New research published in the journal BMC Public Health reveals bar workers in Scotland are positive about the smoking ban, but expressed concerns about the impact of the ban on older men and potential increased risk of drink spiking.

 

In a study led by Dr Shona Hilton at the MRC Social and Public Health Sciences Unit in Glasgow, in-depth interviews were conducted with twelve bar workers identified from a larger quantitative study evaluating the impact of the legislation in Scotland [the Bar Workers' Health and Environmental Tobacco Smoke Exposure project (BHETSE)]. 

 

Bar workers all spoke of the improvements the legislation had brought to their working lives and the greater comfort it appeared to offer patrons.
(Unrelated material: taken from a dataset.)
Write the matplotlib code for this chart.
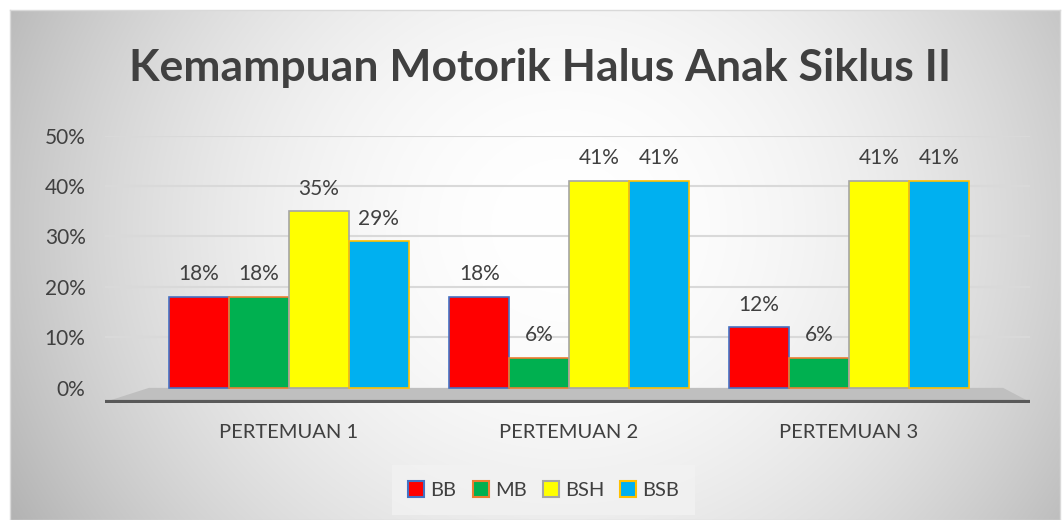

Bar workers reported that patrons were generally quick to accept and comply with the new law, and that families had become a greater feature of pub life since the legislation.  However, they expressed concerns that older men seemed to have had most difficulty adjusting to the legislation and lack of knowledge about the best practices they should adopt in order to reduce the risks of unattended drinks being spiked and of anti-social behaviour associated with patrons moving outside to smoke.

 

Dr Hilton said: "Smoke-free legislation is changing the social context of smoking in Scotland.   Our study shows that further research to assess the impact the legislation is having on older male smokers and on the incidence of drink spiking would be useful".